Different “isotopic” techniques are used to measure isotope amounts and proportions, and to trace their origin, history, sources and interactions in the environment.

Water has a different or unique isotopic “fingerprint”, or “isotopic signature”, depending on where it comes from. Scientists analyze isotopes to track the movement and pollution sources of water along its path through the water cycle.

How do scientists use isotopes to establish whether groundwater is being overused?

Scientists use isotopes in large-scale studies on water, to assess its amount, age, and origins, and to establish whether the amount being used by people is sustainable.

For example, radioisotopes naturally present in groundwater, such as tritium, carbon-14, and noble gases helium-3, helium-4 and krypton-81, are used to learn more about how old groundwater is and the timescales of groundwater flow.
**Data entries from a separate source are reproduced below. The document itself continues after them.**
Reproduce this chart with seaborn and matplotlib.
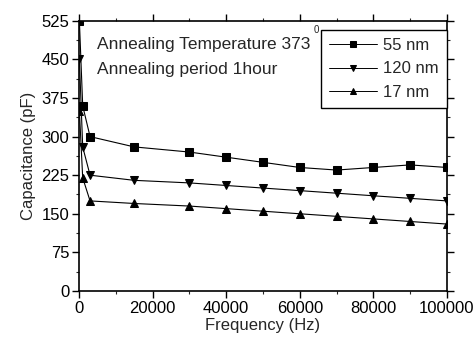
import matplotlib
matplotlib.use("Agg")
import matplotlib.pyplot as plt
import seaborn as sns
import pandas as pd
from matplotlib.ticker import MultipleLocator

freq = [100, 1000, 3000, 15000, 30000, 40000, 50000, 60000, 70000, 80000, 90000, 100000]
cap_55 = [525, 360, 300, 280, 270, 260, 250, 240, 235, 240, 245, 240]
cap_120 = [450, 280, 225, 215, 210, 205, 200, 195, 190, 185, 180, 175]
cap_17 = [350, 220, 175, 170, 165, 160, 155, 150, 145, 140, 135, 130]
series_names = ["55 nm", "120 nm", "17 nm"]
x_ticks = [0, 20000, 40000, 60000, 80000, 100000]
y_ticks = [0, 75, 150, 225, 300, 375, 450, 525]

rows = []
for name, vals in zip(series_names, [cap_55, cap_120, cap_17]):
    for f, v in zip(freq, vals):
        rows.append({"Frequency": f, "Capacitance": v, "Sample": name})
df = pd.DataFrame(rows)

sns.set_theme(style="ticks")
plt.rcParams["font.family"] = ["Liberation Sans", "DejaVu Sans"]

fig = plt.figure(figsize=(4.76, 3.48), dpi=100)
ax = fig.add_axes([0.166, 0.164, 0.773, 0.776])

sns.lineplot(data=df, x="Frequency", y="Capacitance", hue="Sample", style="Sample",
             hue_order=series_names, style_order=series_names,
             palette=["black"] * 3, markers={"55 nm": "s", "120 nm": "v", "17 nm": "^"},
             dashes=False, markersize=5.5, linewidth=0.8, markeredgecolor="black",
             ax=ax, legend=True)

ax.set_xlim(0, 100000)
ax.set_ylim(0, 525)
ax.set_xticks(x_ticks)
ax.set_yticks(y_ticks)
ax.xaxis.set_minor_locator(MultipleLocator(10000))
ax.yaxis.set_minor_locator(MultipleLocator(37.5))
ax.tick_params(axis="both", which="major", direction="out", length=5, width=1,
               labelsize=12, colors="black", top=True, right=True, pad=2)
ax.tick_params(axis="both", which="minor", direction="out", length=2, width=0.8,
               top=True, right=True)
for s in ax.spines.values():
    s.set_linewidth(1.2)
    s.set_color("black")
ax.set_xlabel("Frequency (Hz)", fontsize=12, labelpad=2)
ax.set_ylabel("Capacitance (pF)", fontsize=12, labelpad=4)

handles, labels = ax.get_legend_handles_labels()
for h in handles:
    h.set_markersize(5)
    h.set_linewidth(0.7)
leg = ax.legend(handles, labels, loc="upper right", bbox_to_anchor=(1.0, 0.967),
                borderaxespad=0, fontsize=12, frameon=True, fancybox=False,
                handlelength=2.9, handletextpad=0.35, labelspacing=0.5, borderpad=0.5)
leg.get_frame().set_edgecolor("black")
leg.get_frame().set_linewidth(1.0)
leg.get_frame().set_alpha(1)

ax.text(0.049, 0.911, "Annealing Temperature 373", transform=ax.transAxes,
        fontsize=12.5, va="center", ha="left")
ax.text(0.049, 0.819, "Annealing period 1hour", transform=ax.transAxes,
        fontsize=12.5, va="center", ha="left")
ax.text(0.645, 0.967, "0", transform=ax.transAxes, fontsize=7, va="center", ha="center")

fig.savefig("out.png", dpi=100)
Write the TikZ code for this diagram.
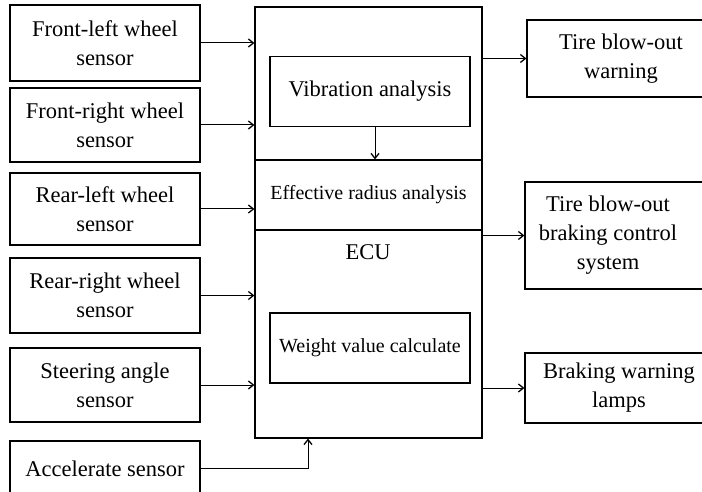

By analyzing the concentration of different combinations of both stable and radio-isotopes, scientists can calculate when exactly the water is recharged in aquifers, how fast groundwater flows, and how long it takes to replenish. With this data, it is possible to establish, for example, whether or not agricultural activities in a specific area are demanding an amount of groundwater that will not be replenished fast enough to sustain irrigation needs in the long run.

groundwater-groundwater_age_dating.jpg

By analyzing the isotopes in groundwater, scientists can establish how old the water is, and deduce how long it will take for an aquifer to recharge based on how much water is being pumped for human activities (Infographic: Adriana Vargas/IAEA).

How do scientists use isotopes to study groundwater pollution?

Scientists use specific isotopes like nitrogen-15, oxygen-18, and sulfur-34 to identify pollutants such as nitrate and sulphates. They also use these isotopes to establish whether the groundwater in a specific location is safe for human use.

For example, scientists can establish whether water contaminated with an excessive amount of nitrate is being polluted by either human waste or by fertilizers. Nitrate ions are made up of nitrogen and oxygen, and nitrogen has two isotopes while oxygen has three. The ratio of these isotopes is different in human waste and in fertilizers. Therefore, the source of pollution can be identified based on these isotopic differences. Knowing the origins of pollutants is a milestone in addressing problems with water quality and working toward the sustainable management of water resources.

What is the role of the IAEA?

  • The IAEA uses isotope hydrology to support Member States in water resources assessment and sustainable water management. The Agency also provides assistance and training to laboratories and scientists on analytical services through its Isotope Hydrology Laboratory.
  • Offering a wide range of courses, the IAEA provides training on the fundamentals of isotope hydrology and isotopic analyses of stable isotopes, tritium and noble gases.
  • Through its technical cooperation programme, the IAEA collaborates closely with its Member States to improve the availability and sustainability of freshwater resources through science-based, comprehensive water resources assessments.
  • Partnering with the World Meteorological Organization, the IAEA operates the Global Network of Isotopes in Precipitation, which contains scientific advice, logistics and technical support in isotope hydrology.